The introduction of the National Living Wage (NLW) in April 2016 meant a sharp increase in the minimum wage for employees aged 25+ from £6.70 to £7.20.

  • This was followed by strong pay growth for the lowest-paid fifth of employees of 6% between 2015‒16 and 2016‒17 (after adjusting for inflation). But there was little change in their average living standards as measured by their net household incomes, which only grew by 0.4%.
  • The modest 0.4% average growth masks differences between low-paid employees. 38% of the lowest-paid fifth of employees have above-average household income (because many have a higher-earning partner). These employees saw small falls in their household incomes (of 2%), due to falls in the average earnings of their higher-earning partners. By contrast, low-wage employees in low income households enjoyed modest (2%) growth in their living standards. This led to a 2 percentage point fall in absolute income poverty among low-paid employees in 2016–17.

These are the key findings of a pre-released chapter of IFS’ flagship annual report on living standards, inequality and poverty, funded by the Joseph Rowntree Foundation. The full report will be published on 20th June.

The new research finds:

  • Growth in hourly pay since the introduction of the NLW has been far faster for the very lowest-paid workers. Between April 2015 and April 2017 hourly wages grew by 10% after accounting for inflation at the 5th percentile and 7% at the 10th percentile in comparison to 2% at the 50th percentile (the median). Hours of paid work changed little, so the story is similar when looking at weekly earnings as when looking at hourly wages.
  • Large increases in pre-tax pay of low-wage employees didn’t translate into large improvements in their average living standards. Despite large increases in pre-tax pay the household incomes of low-wage employees (the lowest-paid fifth of employees) grew by only 0.4% in 2016–17.  This is partly because higher earnings led to higher tax payments and reduced benefit entitlements. It is also because the earnings of low-paid employees are, on average, only a small fraction (32%) of their total household income. In addition, the pay of high-earning partners fell in 2016‒17 suppressing average living standards.
  • However, low-paid employees in households with below-average incomes saw their incomes rise by 2% in 2016–17 reducing income poverty. Absolute income poverty among the lowest-paid fifth of employees fell by 2 percentage points (from 24% to 22%) between 2015‒16 and 2016‒17, whereas it increased slightly for higher-paid employees.
  • Only 22% of low-wage employees in 2016‒17 lived in the lowest-income fifth of households. However, this is up from 17% in 2007–08, largely due to large increases in employment. This means that the minimum wage is better targeted at the lowest-income households than it was before the recession, since more of the lowest-income population are in work (but on low pay) than before.

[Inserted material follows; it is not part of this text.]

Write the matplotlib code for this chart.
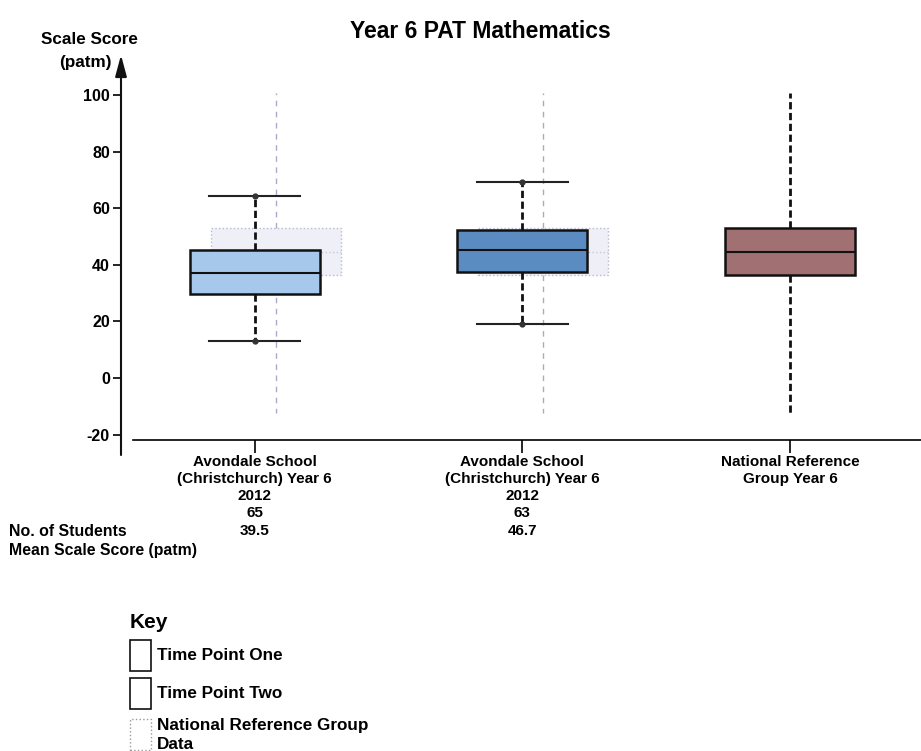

Agnes Norris Keiller, a Research Economist at the IFS and an author of the research, said:

“The wages of low-paid employees have grown strongly since the introduction of the National Living Wage but improvements in their average living standards have been much more modest. In part this is because the pay of higher-earning partners fell in 2016‒17. However, low-wage employees who live in households with below-average income did tend to see growth in their living standards, reflected in falls in poverty.”